From: | Lauri Alanko <la@iki.fi> |
Newsgroups: | comp.compilers,comp.lang.functional |
Date: | 28 Apr 2007 23:25:41 -0400 |
Organization: | University of Helsinki |
References: | 07-04-074 07-04-084 07-04-109 07-04-125 |
Keywords: | functional, design |
Posted-Date: | 28 Apr 2007 23:25:40 EDT |
Originator: | lealanko@cc.helsinki.fi (Lauri Alanko) |
Chris F Clark <cfc@shell01.TheWorld.com> wrote:
> So, this is the question, is there an FP technique that allows
> inidividual elements of an array (list, bag, someother roughly
> equivalent structure) to be addressed and arbitrary (i.e. cyclic)

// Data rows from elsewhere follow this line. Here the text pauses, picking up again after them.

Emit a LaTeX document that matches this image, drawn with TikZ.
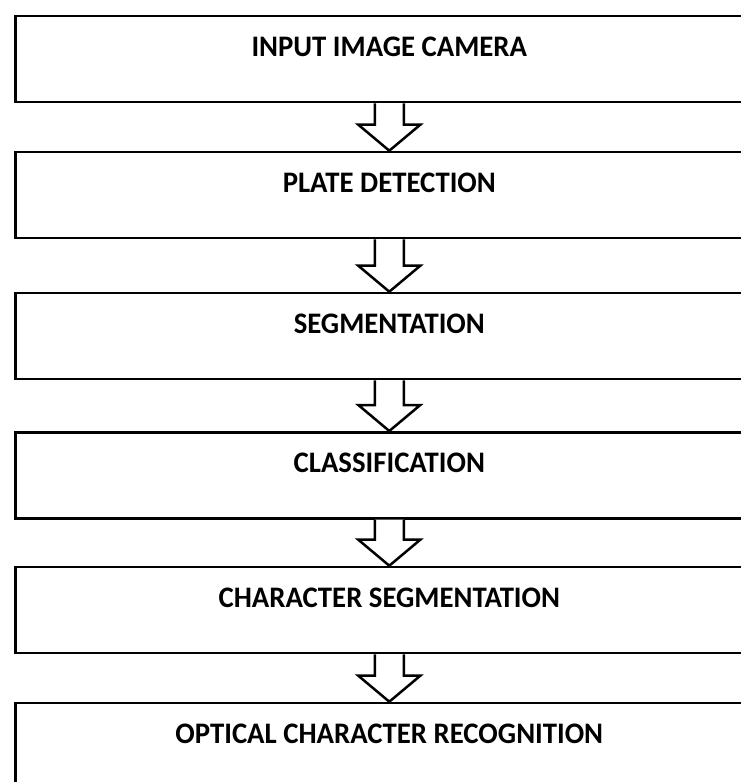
\documentclass[tikz,border=0pt]{standalone}
\usepackage{fontspec}
\setmainfont{Carlito}
\usetikzlibrary{calc}
\tikzset{
  stagebox/.style={draw=black, line width=2.6pt, minimum width=748pt, minimum height=86pt, anchor=north west, inner sep=0pt},
  stagelabel/.style={anchor=base, inner sep=0pt, xscale=0.965, font=\bfseries\fontsize{29.8}{35}\selectfont},
  blockarrow/.style={draw=black, line width=2.5pt, fill=white, line join=miter},
}
\begin{document}
\begin{tikzpicture}[x=1pt,y=1pt]
\useasboundingbox (0,0) rectangle (741,-782);
\clip (0,0) rectangle (741,-782);
\node[stagebox] (b1) at (14,-14.7) {};
\node[stagebox] (b2) at (14,-150.7) {};
\node[stagebox] (b3) at (14,-291.7) {};
\node[stagebox] (b4) at (14,-431) {};
\node[stagebox] (b5) at (14,-565.7) {};
\node[stagebox] (b6) at (14,-701.7) {};
\node[stagelabel] (t1) at ($(b1.north)+(0,-41.8)$) {INPUT IMAGE CAMERA};
\node[stagelabel] (t2) at ($(b2.north)+(0,-41.8)$) {PLATE DETECTION};
\node[stagelabel] (t3) at ($(b3.north)+(0,-41.8)$) {SEGMENTATION};
\node[stagelabel] (t4) at ($(b4.north)+(0,-41.8)$) {CLASSIFICATION};
\node[stagelabel] (t5) at ($(b5.north)+(0,-41.8)$) {CHARACTER SEGMENTATION};
\node[stagelabel] (t6) at ($(b6.north)+(0,-41.8)$) {OPTICAL CHARACTER RECOGNITION};
\foreach \a/\b in {b1/b2,b2/b3,b3/b4,b4/b5,b5/b6}{
  \draw[blockarrow] ($(\a.south)+(-14.5,0)$) -- ($(\b.north)+(-14.5,26)$) -- ($(\b.north)+(-31,26)$) -- (\b.north)
    -- ($(\b.north)+(31,26)$) -- ($(\b.north)+(14.5,26)$) -- ($(\a.south)+(14.5,0)$);
}
\end{tikzpicture}
\end{document}
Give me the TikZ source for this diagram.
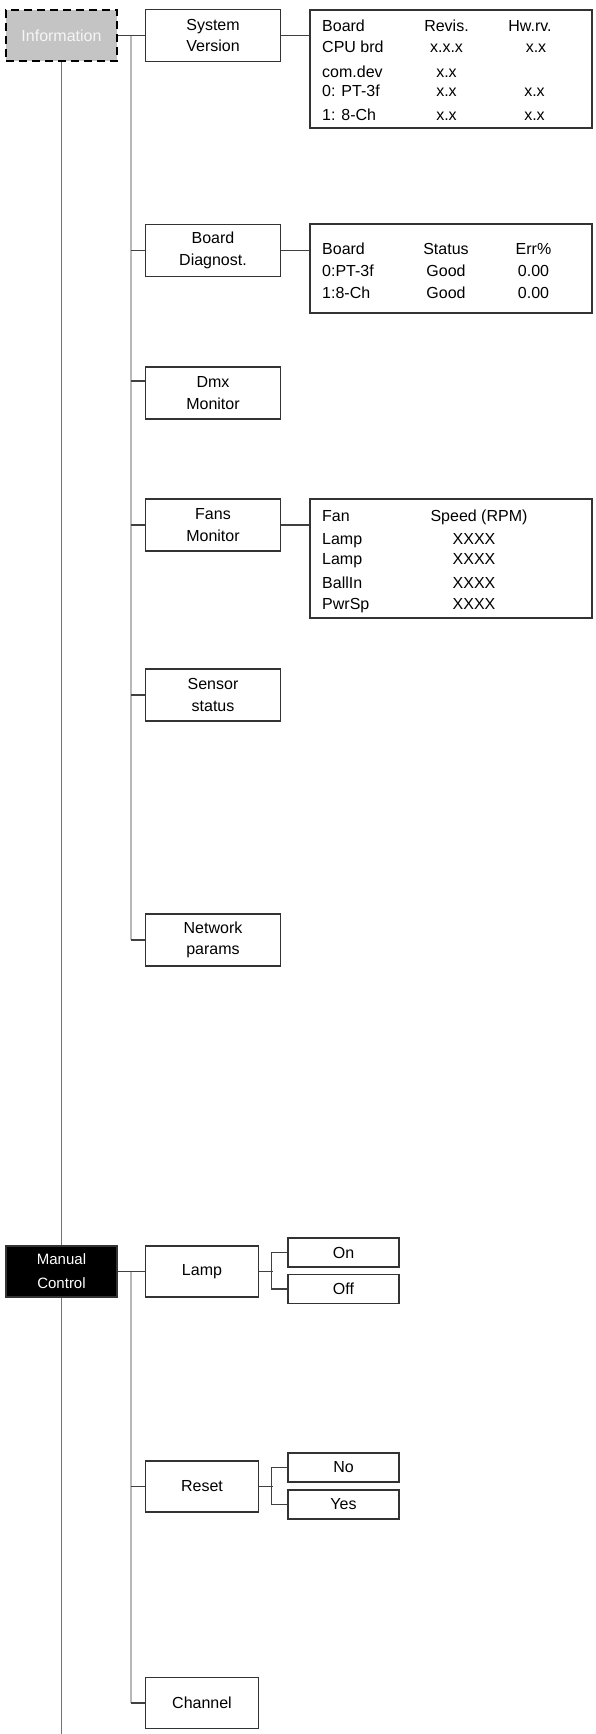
\documentclass[tikz,border=0pt]{standalone}
\usepackage{fontspec}
\setmainfont{Liberation Sans}
\begin{document}
\begin{tikzpicture}[x=1pt, y=-1pt,
  menu/.style={draw=black!80, line width=1.2pt, fill=white, minimum width=135pt,
    minimum height=52pt, inner sep=0pt, align=center, font=\fontsize{16}{21.5}\selectfont},
  submenu/.style={menu, minimum width=113pt, minimum height=51pt},
  option/.style={menu, minimum width=111pt, minimum height=29pt},
  tablebox/.style={draw=black!80, line width=1.2pt, minimum width=282pt, inner sep=0pt},
  cell/.style={inner sep=0pt, font=\fontsize{16}{19}\selectfont},
  link/.style={draw=black!75, line width=1.3pt},
  trunk/.style={draw=black!55, line width=1.8pt},
  bus/.style={draw=black!28, line width=1.8pt}]
  \useasboundingbox (0,0) rectangle (595,1734);
  % top level
  \node[menu, minimum width=111pt, minimum height=51pt, fill=black!23, text=black!4,
    draw=black, line width=2.4pt, dash pattern=on 8pt off 5pt] (info) at (61.5,35.5) {Information};
  \node[menu, minimum width=111pt, minimum height=51pt, fill=black, text=white,
    font=\fontsize{15}{24}\selectfont] (man) at (61.5,1271.5) {Manual\\Control};
  \coordinate (bus) at (131,0);
  \coordinate (trunkend) at (61.5,1734);
  \draw[trunk] (info.south) -- (man.north);
  \draw[trunk] (man.south) -- (trunkend);

  % information branch
  \node[menu] (sys) at (213,35.5) {System\\Version};
  \node[menu] (diag) at (213,250.5) {Board\\Diagnost.};
  \node[menu] (dmx) at (213,393) {Dmx\\Monitor};
  \node[menu] (fans) at (213,525) {Fans\\Monitor};
  \node[menu] (sensor) at (213,695) {Sensor\\status};
  \node[menu] (net) at (213,940) {Network\\params};
  \draw[bus] (info.east -| bus) -- (net.west -| bus);
  \draw[link] (info.east) -- (sys.west);
  \draw[link] (diag.west -| bus) -- (diag.west);
  \draw[link] ([yshift=12pt]dmx.west -| bus) -- ([yshift=12pt]dmx.west);
  \draw[link] (fans.west -| bus) -- (fans.west);
  \draw[link] (sensor.west -| bus) -- (sensor.west);
  \draw[link] (net.west -| bus) -- (net.west);

  \node[tablebox, minimum height=118pt] (ver) at (451,69) {};
  \foreach \yy/\a/\b/\xc/\c [count=\i] in {31.5/Board/Revis./530/Hw.rv., 53/CPU brd/x.x.x/536/x.x,
      78/com.dev/x.x/535/, 97/0: PT-3f/x.x/534.5/x.x, 120.5/1: 8-Ch/x.x/534.5/x.x} {
    \node[cell, anchor=base west] (vera\i) at (322,\yy) {\a};
    \node[cell, anchor=base] (verb\i) at (446.5,\yy) {\b};
    \node[cell, anchor=base] (verc\i) at (\xc,\yy) {\c};
  }
  \draw[link] (sys.east) -- (sys.east -| ver.west);

  \node[tablebox, minimum height=89pt] (stat) at (451,268.5) {};
  \foreach \yy/\a/\b/\c [count=\i] in {254/Board/Status/Err\%,
      276/0:PT-3f/Good/0.00, 298/1:8-Ch/Good/0.00} {
    \node[cell, anchor=base west] (stata\i) at (322,\yy) {\a};
    \node[cell, anchor=base] (statb\i) at (446,\yy) {\b};
    \node[cell, anchor=base] (statc\i) at (533.5,\yy) {\c};
  }
  \draw[link] (diag.east) -- (diag.east -| stat.west);

  \node[tablebox, minimum height=119pt] (rpm) at (451,558.5) {};
  \node[cell, anchor=base west] (rpma0) at (322,521) {Fan};
  \node[cell, anchor=base] (rpmb0) at (479,521) {Speed (RPM)};
  \foreach \yy/\a [count=\i] in {544/Lamp, 564/Lamp, 588/BallIn, 609/PwrSp} {
    \node[cell, anchor=base west] (rpma\i) at (322,\yy) {\a};
    \node[cell, anchor=base] (rpmb\i) at (474,\yy) {XXXX};
  }
  \draw[link] (fans.east) -- (fans.east -| rpm.west);

  % manual control branch
  \node[submenu] (lamp) at (202,1271.5) {Lamp};
  \node[submenu] (reset) at (202,1486.5) {Reset};
  \node[submenu] (chan) at (202,1703) {Channel};
  \draw[bus] (man.east -| bus) -- (chan.west -| bus);
  \draw[link] (man.east) -- (lamp.west);
  \draw[link] (reset.west -| bus) -- (reset.west);
  \draw[link] (chan.west -| bus) -- (chan.west);

  \node[option] (on) at (343.5,1252.5) {On};
  \node[option] (off) at (343.5,1289) {Off};
  \node[option] (no) at (343.5,1467.5) {No};
  \node[option] (yes) at (343.5,1504.5) {Yes};
  \draw[link] (lamp.east) -- ++(14,0);
  \draw[link] (on.west) -- ++(-16,0) |- (off.west);
  \draw[link] (reset.east) -- ++(14,0);
  \draw[link] (no.west) -- ++(-16,0) |- (yes.west);
\end{tikzpicture}
\end{document}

> graphs to be constructed (and rearranged) on-the-fly, but where
> unreferenced elements get collected? If so, where can I learn about
> it?
All functional programming languages support bona fide mutable graphs,
but if you want a "true FP technique", then you may find the following
paper interesting:
http://www.eecs.harvard.edu/~nr/pubs/zipcfg-abstract.html
An Applicative Control-Flow Graph Based on Huet's Zipper
Norman Ramsey and Joćo Dias
We are using ML to build a compiler that does low-level
optimization. To support optimizations in classic imperative
style, we built a control-flow graph using mutable pointers
and other mutable state in the nodes. This decision proved
unfortunate: the mutable flow graph was big and complex, and
it led to many bugs. We have replaced it by a smaller,
simpler, applicative flow graph based on Huet's (1997)
zipper. The new flow graph is a success; this paper presents
its design and shows how it leads to a gratifyingly simple
implementation of the dataflow framework developed by
Lerner, Grove, and Chambers (2002).
Their graphs are not cyclic data structures, since a reference from
one basic block to another are represented by a label which must be
looked up from a map, but that doesn't seem to be a great hindrance,
since basic blocks eventually need explicit labels anyway.